Where a line holds "document", copy it.

________________________________________

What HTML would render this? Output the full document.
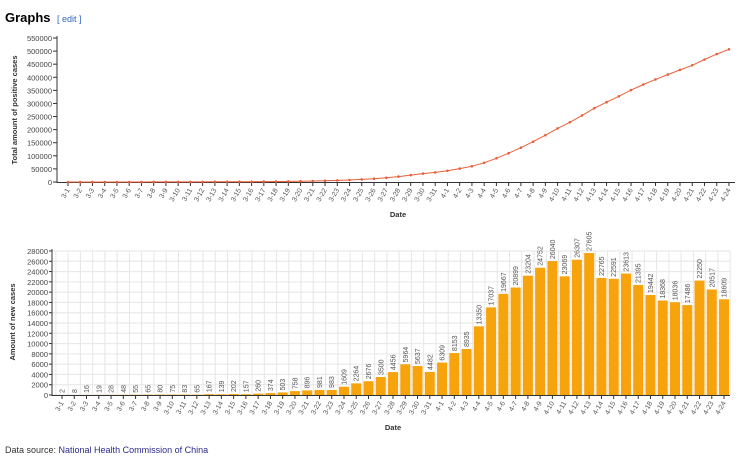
<!DOCTYPE html>
<html><head><meta charset="utf-8"><style>
body{margin:0;background:#fff;font-family:"Liberation Sans",Arial,sans-serif;}
svg{display:block}
</style></head><body>
<svg id="s" width="750" height="457" xmlns="http://www.w3.org/2000/svg" font-family="Liberation Sans, Arial, sans-serif">
<text x="5" y="22" font-size="13" font-weight="bold" fill="#000">Graphs</text>
<text x="57" y="22" font-size="9" fill="#3366bb">[ edit ]</text>
<text x="5" y="453" font-size="9" fill="#333">Data source: <tspan fill="#2a2a8a">National Health Commission of China</tspan></text>
</svg>
<script>
var v=[2,8,16,19,28,48,55,65,80,75,83,65,167,139,202,157,260,374,503,758,896,981,983,1609,2264,2676,3500,4456,5964,5637,4482,6309,8153,8935,13350,17037,19667,20899,23204,24752,26040,23069,26307,27605,22765,22591,23613,21395,19442,18368,18036,17486,22250,20517,18609];
var d=[];for(var i=1;i<=31;i++)d.push("3-"+i);for(i=1;i<=24;i++)d.push("4-"+i);
var s=document.getElementById('s'),h='';
function T(x,y,t,a){return '<text x="'+x+'" y="'+y+'" '+(a||'')+'>'+t+'</text>';}
// top chart
var x0=68,dx=12.24,yb=182,yt=38;
function ty(val){return yb-(val/550000)*(yb-yt);}
h+='<line x1="57" y1="36" x2="57" y2="183" stroke="#333" stroke-width="1"/>';
h+='<line x1="57" y1="182.5" x2="735" y2="182.5" stroke="#333" stroke-width="1"/>';
for(var k=0;k<=11;k++){var y=ty(k*50000);h+='<line x1="53" y1="'+y+'" x2="57" y2="'+y+'" stroke="#333"/>';h+=T(52,y+3,k*50000,'font-size="7.5" fill="#444" text-anchor="end"');}
var c=0,pts=[];
for(i=0;i<55;i++){c+=v[i];var x=x0+i*dx;pts.push(x+','+ty(c).toFixed(1));
h+='<line x1="'+x+'" y1="182" x2="'+x+'" y2="186" stroke="#333"/>';
h+=T(x+2,190,d[i],'font-size="7" fill="#555" text-anchor="end" transform="rotate(-60 '+(x+2)+' 190)"');}
h+='<polyline points="'+pts.join(' ')+'" fill="none" stroke="#e8603a" stroke-width="1"/>';
pts.forEach(function(p){var q=p.split(',');h+='<circle cx="'+q[0]+'" cy="'+q[1]+'" r="1.3" fill="#e8603a"/>';});
h+=T(398,217,'Date','font-size="7.5" font-weight="bold" fill="#333" text-anchor="middle"');
h+=T(17,110,'Total amount of positive cases','font-size="7.5" font-weight="bold" fill="#333" text-anchor="middle" transform="rotate(-90 17 110)"');
// bottom chart
var bx0=62,bdx=12.26,by0=395,byt=251;
function by(val){return by0-(val/28000)*(by0-byt);}
for(k=0;k<=14;k++){var y=by(k*2000);h+='<line x1="52" y1="'+y+'" x2="730" y2="'+y+'" stroke="#e6e6e6"/>';h+='<line x1="49" y1="'+y+'" x2="52" y2="'+y+'" stroke="#333"/>';h+=T(48,y+3,k*2000,'font-size="7.5" fill="#444" text-anchor="end"');}
for(i=0;i<=55;i++){var x=bx0-bdx/2+i*bdx;h+='<line x1="'+x+'" y1="251" x2="'+x+'" y2="395" stroke="#e6e6e6"/>';}
h+='<line x1="52" y1="249" x2="52" y2="396" stroke="#333"/>';
h+='<line x1="52" y1="395.5" x2="730" y2="395.5" stroke="#333"/>';
for(i=0;i<55;i++){var x=bx0+i*bdx,y=by(v[i]);
h+='<rect x="'+(x-5)+'" y="'+y+'" width="10" height="'+(by0-y)+'" fill="#f7a30c"/>';
h+=T(x+2.5,y-2,v[i],'font-size="7" fill="#555" transform="rotate(-90 '+(x+2.5)+' '+(y-2)+')"');
h+='<line x1="'+x+'" y1="395" x2="'+x+'" y2="399" stroke="#333"/>';
h+=T(x+2,403,d[i],'font-size="7" fill="#555" text-anchor="end" transform="rotate(-60 '+(x+2)+' 403)"');}
h+=T(393,430,'Date','font-size="7.5" font-weight="bold" fill="#333" text-anchor="middle"');
h+=T(15,322,'Amount of new cases','font-size="7.5" font-weight="bold" fill="#333" text-anchor="middle" transform="rotate(-90 15 322)"');
s.insertAdjacentHTML('beforeend',h);
</script>
</body></html>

________________________________________

THE REPLY:
What HTML would render this? Output the full document.
var s=document.getElementById('s'),h='';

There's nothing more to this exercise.